* _Written task_
Transcribe all of the data exactly. Omit the pictures.

* _Available data_

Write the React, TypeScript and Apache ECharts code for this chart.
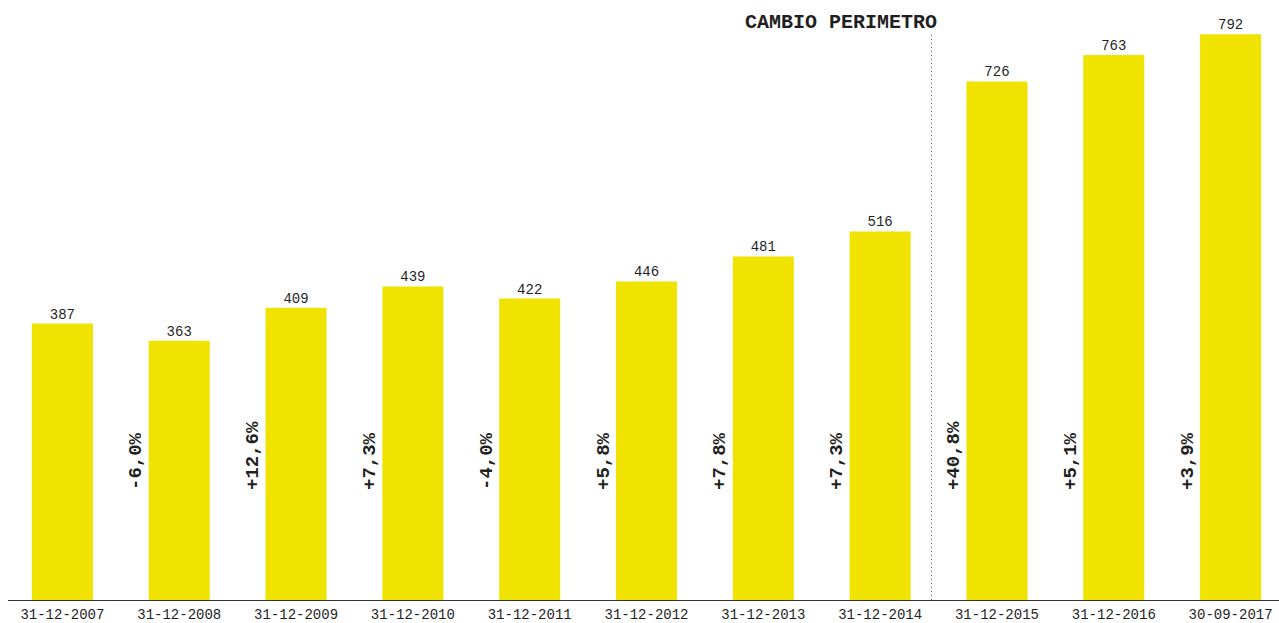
import React, { useEffect, useRef } from "react";
import * as echarts from "echarts";

const categories = [
  "31-12-2007",
  "31-12-2008",
  "31-12-2009",
  "31-12-2010",
  "31-12-2011",
  "31-12-2012",
  "31-12-2013",
  "31-12-2014",
  "31-12-2015",
  "31-12-2016",
  "30-09-2017",
];

const values = [387, 363, 409, 439, 422, 446, 481, 516, 726, 763, 792];

const changes = [
  "",
  "-6,0%",
  "+12,6%",
  "+7,3%",
  "-4,0%",
  "+5,8%",
  "+7,8%",
  "+7,3%",
  "+40,8%",
  "+5,1%",
  "+3,9%",
];

const titleText = "CAMBIO PERIMETRO";

const MONO = "'Liberation Mono', 'DejaVu Sans Mono', monospace";
const YELLOW = "#f0e300";
const INK = "#1f1f1f";

export default function App() {
  const ref = useRef<HTMLDivElement>(null);

  useEffect(() => {
    if (!ref.current) return;
    const chart = echarts.init(ref.current, null, { renderer: "svg" });
    chart.setOption({
      animation: false,
      backgroundColor: "#ffffff",
      grid: { left: 4, top: 0, width: 1285, height: 600, containLabel: false },
      xAxis: {
        type: "category",
        data: categories,
        axisLine: { show: false },
        axisTick: { show: false },
        axisLabel: {
          color: INK,
          fontFamily: MONO,
          fontSize: 14,
          margin: 8,
          interval: 0,
        },
      },
      yAxis: {
        type: "value",
        min: 0,
        max: 840,
        show: false,
        splitLine: { show: false },
      },
      graphic: [
        {
          type: "line",
          shape: { x1: 8, y1: 600.5, x2: 1279, y2: 600.5 },
          style: { stroke: "#333333", lineWidth: 1 },
          z: 10,
        },
        {
          type: "line",
          shape: { x1: 931.5, y1: 35, x2: 931.5, y2: 600 },
          style: { stroke: "#555555", lineWidth: 1, lineDash: [1, 3] },
          z: 10,
        },
        {
          type: "text",
          x: 937,
          y: 22,
          style: {
            text: titleText,
            fontFamily: MONO,
            fontSize: 20,
            fontWeight: "bold",
            fill: INK,
            textAlign: "right",
            textVerticalAlign: "middle",
          },
          z: 10,
        },
      ],
      series: [
        {
          type: "bar",
          data: values,
          barWidth: 61,
          itemStyle: { color: YELLOW },
          label: {
            show: true,
            position: "top",
            distance: 2,
            color: INK,
            fontFamily: MONO,
            fontSize: 14,
          },
          silent: true,
        },
        {
          type: "custom",
          silent: true,
          clip: false,
          data: changes.map((_, i) => [i, 0]),
          renderItem: (params: any, api: any) => {
            const text = changes[params.dataIndex];
            if (!text) return null;
            const p = api.coord([api.value(0), 0]);
            return {
              type: "text",
              x: p[0] - 43,
              y: p[1] - 110,
              rotation: Math.PI / 2,
              style: {
                text,
                fontFamily: MONO,
                fontSize: 19,
                fontWeight: "bold",
                fill: INK,
                textAlign: "left",
                textVerticalAlign: "middle",
              },
            };
          },
        },
      ],
    });
    return () => chart.dispose();
  }, []);

  return (
    <div
      style={{
        position: "absolute",
        left: 0,
        top: 0,
        width: 1279,
        height: 623,
        overflow: "hidden",
      }}
    >
      <div ref={ref} style={{ width: 1300, height: 623 }} />
    </div>
  );
}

* _Exercise output_
Write the React, TypeScript and Apache ECharts code for this chart.
import React, { useEffect, useRef } from "react";
import * as echarts from "echarts";

const categories = [
  "31-12-2007",
  "31-12-2008",
  "31-12-2009",
  "31-12-2010",
  "31-12-2011",
  "31-12-2012",
  "31-12-2013",
  "31-12-2014",
  "31-12-2015",
  "31-12-2016",
  "30-09-2017",
];

const values = [387, 363, 409, 439, 422, 446, 481, 516, 726, 763, 792];

const changes = [
  "",
  "-6,0%",
  "+12,6%",
  "+7,3%",
  "-4,0%",
  "+5,8%",
  "+7,8%",
  "+7,3%",
  "+40,8%",
  "+5,1%",
  "+3,9%",
];

const titleText = "CAMBIO PERIMETRO";

const MONO = "'Liberation Mono', 'DejaVu Sans Mono', monospace";
const YELLOW = "#f0e300";
const INK = "#1f1f1f";

export default function App() {
  const ref = useRef<HTMLDivElement>(null);

  useEffect(() => {
    if (!ref.current) return;
    const chart = echarts.init(ref.current, null, { renderer: "svg" });
    chart.setOption({
      animation: false,
      backgroundColor: "#ffffff",
      grid: { left: 4, top: 0, width: 1285, height: 600, containLabel: false },
      xAxis: {
        type: "category",
        data: categories,
        axisLine: { show: false },
        axisTick: { show: false },
        axisLabel: {
          color: INK,
          fontFamily: MONO,
          fontSize: 14,
          margin: 8,
          interval: 0,
        },
      },
      yAxis: {
        type: "value",
        min: 0,
        max: 840,
        show: false,
        splitLine: { show: false },
      },
      graphic: [
        {
          type: "line",
          shape: { x1: 8, y1: 600.5, x2: 1279, y2: 600.5 },
          style: { stroke: "#333333", lineWidth: 1 },
          z: 10,
        },
        {
          type: "line",
          shape: { x1: 931.5, y1: 35, x2: 931.5, y2: 600 },
          style: { stroke: "#555555", lineWidth: 1, lineDash: [1, 3] },
          z: 10,
        },
        {
          type: "text",
          x: 937,
          y: 22,
          style: {
            text: titleText,
            fontFamily: MONO,
            fontSize: 20,
            fontWeight: "bold",
            fill: INK,
            textAlign: "right",
            textVerticalAlign: "middle",
          },
          z: 10,
        },
      ],
      series: [
        {
          type: "bar",
          data: values,
          barWidth: 61,
          itemStyle: { color: YELLOW },
          label: {
            show: true,
            position: "top",
            distance: 2,
            color: INK,
            fontFamily: MONO,
            fontSize: 14,
          },
          silent: true,
        },
        {
          type: "custom",
          silent: true,
          clip: false,
          data: changes.map((_, i) => [i, 0]),
          renderItem: (params: any, api: any) => {
            const text = changes[params.dataIndex];
            if (!text) return null;
            const p = api.coord([api.value(0), 0]);
            return {
              type: "text",
              x: p[0] - 43,
              y: p[1] - 110,
              rotation: Math.PI / 2,
              style: {
                text,
                fontFamily: MONO,
                fontSize: 19,
                fontWeight: "bold",
                fill: INK,
                textAlign: "left",
                textVerticalAlign: "middle",
              },
            };
          },
        },
      ],
    });
    return () => chart.dispose();
  }, []);

  return (
    <div
      style={{
        position: "absolute",
        left: 0,
        top: 0,
        width: 1279,
        height: 623,
        overflow: "hidden",
      }}
    >
      <div ref={ref} style={{ width: 1300, height: 623 }} />
    </div>
  );
}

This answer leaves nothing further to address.